◆ **Task brief**
Extract all lines containing "chart".

(Code that draws figures)
------------------------------------

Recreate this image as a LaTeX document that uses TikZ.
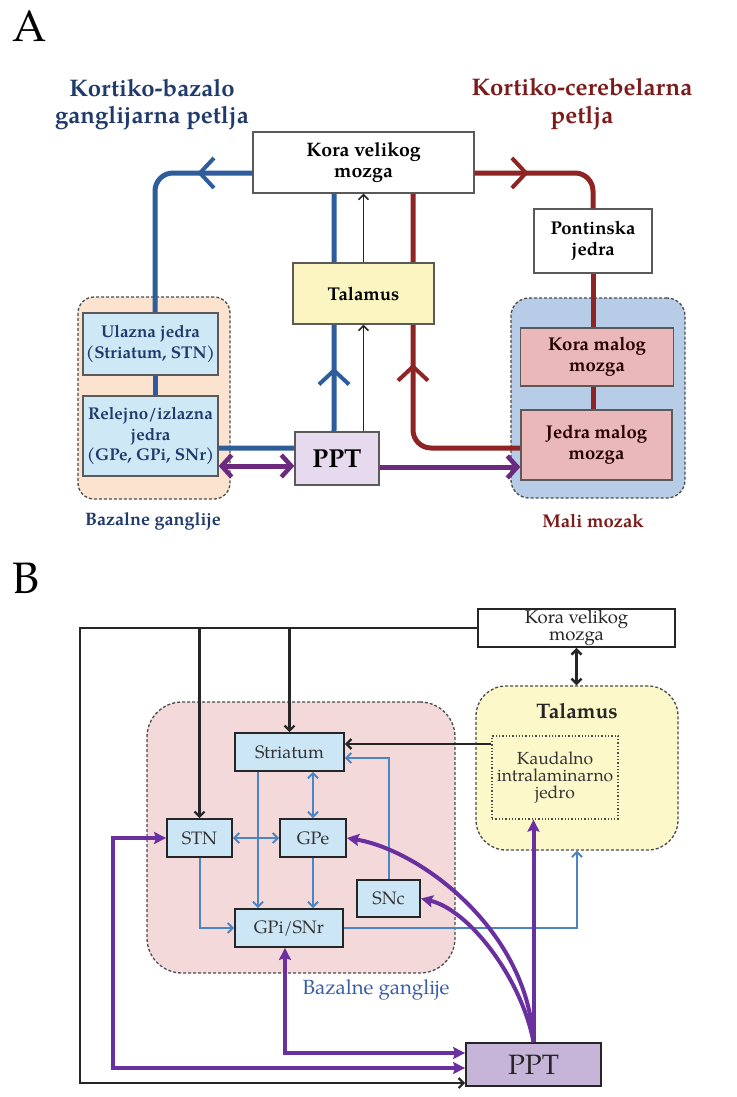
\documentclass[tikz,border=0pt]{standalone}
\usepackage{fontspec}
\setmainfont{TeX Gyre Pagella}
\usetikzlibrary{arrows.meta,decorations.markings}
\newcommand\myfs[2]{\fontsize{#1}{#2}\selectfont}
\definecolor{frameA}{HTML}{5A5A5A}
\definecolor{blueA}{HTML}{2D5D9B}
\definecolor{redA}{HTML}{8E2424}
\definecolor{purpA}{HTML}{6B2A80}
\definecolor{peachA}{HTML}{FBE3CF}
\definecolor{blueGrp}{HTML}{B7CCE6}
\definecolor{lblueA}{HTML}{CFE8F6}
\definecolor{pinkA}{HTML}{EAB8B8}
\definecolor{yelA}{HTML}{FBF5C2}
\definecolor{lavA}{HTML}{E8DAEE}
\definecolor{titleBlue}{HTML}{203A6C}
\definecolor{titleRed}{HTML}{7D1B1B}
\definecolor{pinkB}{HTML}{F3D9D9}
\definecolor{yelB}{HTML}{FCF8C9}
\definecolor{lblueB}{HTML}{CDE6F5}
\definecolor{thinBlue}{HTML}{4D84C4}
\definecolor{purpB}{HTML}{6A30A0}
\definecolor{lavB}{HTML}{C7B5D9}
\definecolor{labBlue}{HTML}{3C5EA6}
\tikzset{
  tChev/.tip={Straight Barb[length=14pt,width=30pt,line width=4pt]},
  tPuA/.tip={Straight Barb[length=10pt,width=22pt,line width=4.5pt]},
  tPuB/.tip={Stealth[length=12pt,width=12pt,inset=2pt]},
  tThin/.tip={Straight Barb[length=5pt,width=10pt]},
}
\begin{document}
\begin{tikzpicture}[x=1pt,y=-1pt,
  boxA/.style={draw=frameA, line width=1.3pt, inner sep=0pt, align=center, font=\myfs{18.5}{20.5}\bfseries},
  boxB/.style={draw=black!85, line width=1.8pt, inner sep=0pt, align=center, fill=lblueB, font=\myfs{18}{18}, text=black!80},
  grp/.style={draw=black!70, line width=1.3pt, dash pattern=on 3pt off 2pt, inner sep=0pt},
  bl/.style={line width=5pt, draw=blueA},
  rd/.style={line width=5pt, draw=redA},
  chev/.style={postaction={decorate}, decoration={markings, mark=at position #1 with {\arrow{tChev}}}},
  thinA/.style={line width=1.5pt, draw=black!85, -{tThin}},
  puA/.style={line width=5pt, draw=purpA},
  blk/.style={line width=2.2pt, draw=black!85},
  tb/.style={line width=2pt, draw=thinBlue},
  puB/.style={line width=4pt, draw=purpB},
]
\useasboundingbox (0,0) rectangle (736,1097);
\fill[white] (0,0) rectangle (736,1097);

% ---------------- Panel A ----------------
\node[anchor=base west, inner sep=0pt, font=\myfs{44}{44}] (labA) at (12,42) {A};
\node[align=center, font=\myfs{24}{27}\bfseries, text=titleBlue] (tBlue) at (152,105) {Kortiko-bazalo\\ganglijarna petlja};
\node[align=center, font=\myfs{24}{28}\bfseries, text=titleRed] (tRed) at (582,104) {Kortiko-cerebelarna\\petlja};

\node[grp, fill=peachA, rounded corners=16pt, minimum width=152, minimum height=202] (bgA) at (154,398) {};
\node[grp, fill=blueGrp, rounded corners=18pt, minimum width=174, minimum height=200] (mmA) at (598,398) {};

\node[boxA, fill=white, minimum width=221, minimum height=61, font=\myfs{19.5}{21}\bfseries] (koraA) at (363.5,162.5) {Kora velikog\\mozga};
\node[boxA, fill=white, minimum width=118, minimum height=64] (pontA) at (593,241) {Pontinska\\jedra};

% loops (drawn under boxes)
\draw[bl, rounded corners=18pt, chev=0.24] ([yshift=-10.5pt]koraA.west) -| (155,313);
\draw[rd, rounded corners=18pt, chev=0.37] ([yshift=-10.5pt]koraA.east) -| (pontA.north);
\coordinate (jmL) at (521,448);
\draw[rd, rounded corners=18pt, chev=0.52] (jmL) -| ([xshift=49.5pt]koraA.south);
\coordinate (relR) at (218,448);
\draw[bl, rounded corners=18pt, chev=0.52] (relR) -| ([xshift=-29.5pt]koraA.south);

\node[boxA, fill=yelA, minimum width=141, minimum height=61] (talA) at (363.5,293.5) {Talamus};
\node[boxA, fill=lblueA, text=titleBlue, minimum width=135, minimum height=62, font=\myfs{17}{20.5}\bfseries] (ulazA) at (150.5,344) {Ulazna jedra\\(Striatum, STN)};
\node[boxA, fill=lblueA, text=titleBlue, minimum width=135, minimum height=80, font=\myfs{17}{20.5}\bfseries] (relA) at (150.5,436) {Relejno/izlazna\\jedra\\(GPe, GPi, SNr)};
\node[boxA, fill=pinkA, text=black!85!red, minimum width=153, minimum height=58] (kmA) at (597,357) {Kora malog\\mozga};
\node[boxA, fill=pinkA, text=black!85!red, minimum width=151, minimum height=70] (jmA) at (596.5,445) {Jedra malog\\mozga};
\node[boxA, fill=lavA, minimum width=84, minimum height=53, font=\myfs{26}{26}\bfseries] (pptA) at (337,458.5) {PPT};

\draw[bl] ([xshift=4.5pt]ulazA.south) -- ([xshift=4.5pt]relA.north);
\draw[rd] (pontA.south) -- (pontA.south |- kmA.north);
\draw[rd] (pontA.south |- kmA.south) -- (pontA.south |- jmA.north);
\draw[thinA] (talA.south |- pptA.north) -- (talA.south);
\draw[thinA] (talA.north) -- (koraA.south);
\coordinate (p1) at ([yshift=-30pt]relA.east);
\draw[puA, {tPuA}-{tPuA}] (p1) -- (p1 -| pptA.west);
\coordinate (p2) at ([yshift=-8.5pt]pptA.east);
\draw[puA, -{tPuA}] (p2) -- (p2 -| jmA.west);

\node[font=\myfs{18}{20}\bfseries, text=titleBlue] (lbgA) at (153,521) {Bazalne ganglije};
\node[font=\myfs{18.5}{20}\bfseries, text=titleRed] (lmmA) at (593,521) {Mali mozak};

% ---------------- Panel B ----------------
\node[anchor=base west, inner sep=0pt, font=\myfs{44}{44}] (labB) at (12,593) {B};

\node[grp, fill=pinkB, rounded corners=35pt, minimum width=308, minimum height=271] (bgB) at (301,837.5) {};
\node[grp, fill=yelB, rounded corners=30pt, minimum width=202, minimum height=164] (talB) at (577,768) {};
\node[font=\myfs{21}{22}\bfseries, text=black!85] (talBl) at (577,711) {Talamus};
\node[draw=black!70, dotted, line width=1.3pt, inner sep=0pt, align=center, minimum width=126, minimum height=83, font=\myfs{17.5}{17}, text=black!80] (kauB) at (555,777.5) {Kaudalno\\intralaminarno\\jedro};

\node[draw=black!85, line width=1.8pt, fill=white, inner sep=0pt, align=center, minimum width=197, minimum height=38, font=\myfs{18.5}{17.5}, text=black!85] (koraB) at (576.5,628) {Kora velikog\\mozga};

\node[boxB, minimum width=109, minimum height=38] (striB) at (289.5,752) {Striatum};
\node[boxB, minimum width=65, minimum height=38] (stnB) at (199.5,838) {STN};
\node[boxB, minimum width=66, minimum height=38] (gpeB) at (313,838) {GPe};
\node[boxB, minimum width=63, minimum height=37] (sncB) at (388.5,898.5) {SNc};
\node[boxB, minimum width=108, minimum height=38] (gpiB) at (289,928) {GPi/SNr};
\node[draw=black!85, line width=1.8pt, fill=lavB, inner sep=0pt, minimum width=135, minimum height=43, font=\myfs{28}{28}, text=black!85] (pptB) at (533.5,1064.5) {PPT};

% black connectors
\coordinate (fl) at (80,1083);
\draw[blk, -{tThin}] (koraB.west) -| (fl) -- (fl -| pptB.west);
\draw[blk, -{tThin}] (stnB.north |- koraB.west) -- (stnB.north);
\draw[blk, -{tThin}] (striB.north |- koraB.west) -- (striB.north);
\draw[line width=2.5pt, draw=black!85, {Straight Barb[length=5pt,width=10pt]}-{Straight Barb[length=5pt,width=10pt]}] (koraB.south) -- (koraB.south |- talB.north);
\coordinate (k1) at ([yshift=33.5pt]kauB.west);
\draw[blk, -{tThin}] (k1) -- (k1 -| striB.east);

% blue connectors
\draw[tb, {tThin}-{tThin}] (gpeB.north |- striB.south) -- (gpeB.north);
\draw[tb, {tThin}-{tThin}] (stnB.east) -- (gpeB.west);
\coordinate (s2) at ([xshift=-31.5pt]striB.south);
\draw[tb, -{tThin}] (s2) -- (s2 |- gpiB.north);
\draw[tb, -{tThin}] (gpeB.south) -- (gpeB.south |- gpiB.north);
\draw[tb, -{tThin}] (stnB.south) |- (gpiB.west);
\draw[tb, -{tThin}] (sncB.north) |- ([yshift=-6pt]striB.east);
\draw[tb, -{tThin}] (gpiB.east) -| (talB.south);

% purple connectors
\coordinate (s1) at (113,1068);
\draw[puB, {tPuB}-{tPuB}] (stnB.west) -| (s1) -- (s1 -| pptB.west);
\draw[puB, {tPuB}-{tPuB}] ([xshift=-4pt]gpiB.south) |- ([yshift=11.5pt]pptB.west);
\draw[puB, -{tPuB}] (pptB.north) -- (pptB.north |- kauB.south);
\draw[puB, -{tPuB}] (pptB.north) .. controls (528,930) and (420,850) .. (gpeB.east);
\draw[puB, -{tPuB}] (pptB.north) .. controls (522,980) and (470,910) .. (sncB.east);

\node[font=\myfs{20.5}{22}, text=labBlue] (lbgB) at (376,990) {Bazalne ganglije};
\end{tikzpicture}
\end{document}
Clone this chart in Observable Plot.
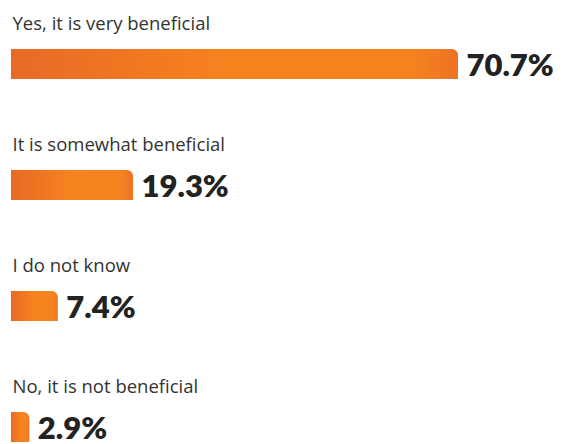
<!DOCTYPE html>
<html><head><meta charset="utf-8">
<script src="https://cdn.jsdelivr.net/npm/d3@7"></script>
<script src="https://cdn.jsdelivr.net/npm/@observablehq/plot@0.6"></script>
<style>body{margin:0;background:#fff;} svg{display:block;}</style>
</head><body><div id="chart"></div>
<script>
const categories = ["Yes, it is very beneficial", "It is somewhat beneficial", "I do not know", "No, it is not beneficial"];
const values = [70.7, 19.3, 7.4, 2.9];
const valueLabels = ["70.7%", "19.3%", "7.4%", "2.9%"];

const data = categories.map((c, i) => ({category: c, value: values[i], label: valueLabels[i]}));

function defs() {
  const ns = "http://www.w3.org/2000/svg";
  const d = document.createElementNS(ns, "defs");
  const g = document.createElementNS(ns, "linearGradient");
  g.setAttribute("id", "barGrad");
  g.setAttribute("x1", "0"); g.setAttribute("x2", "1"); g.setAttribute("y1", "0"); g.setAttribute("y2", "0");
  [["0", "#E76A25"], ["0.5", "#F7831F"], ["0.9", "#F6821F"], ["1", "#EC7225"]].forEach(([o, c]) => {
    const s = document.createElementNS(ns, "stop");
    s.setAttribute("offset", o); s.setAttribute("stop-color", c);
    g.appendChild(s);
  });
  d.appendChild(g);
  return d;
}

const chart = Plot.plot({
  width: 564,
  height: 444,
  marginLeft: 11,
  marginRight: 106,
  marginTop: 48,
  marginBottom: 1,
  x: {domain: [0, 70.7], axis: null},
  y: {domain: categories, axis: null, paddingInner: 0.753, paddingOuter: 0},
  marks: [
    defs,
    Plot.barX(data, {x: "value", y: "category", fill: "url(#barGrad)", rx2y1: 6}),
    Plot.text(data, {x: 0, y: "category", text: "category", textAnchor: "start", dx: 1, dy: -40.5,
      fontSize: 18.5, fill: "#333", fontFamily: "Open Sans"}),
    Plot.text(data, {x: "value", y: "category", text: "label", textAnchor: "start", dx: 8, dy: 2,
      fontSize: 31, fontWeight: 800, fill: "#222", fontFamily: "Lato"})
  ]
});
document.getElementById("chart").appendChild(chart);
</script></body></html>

------------------------------------

◆ **Answer to this task**
Clone this chart in Observable Plot.
</head><body><div id="chart"></div>
const chart = Plot.plot({
document.getElementById("chart").appendChild(chart);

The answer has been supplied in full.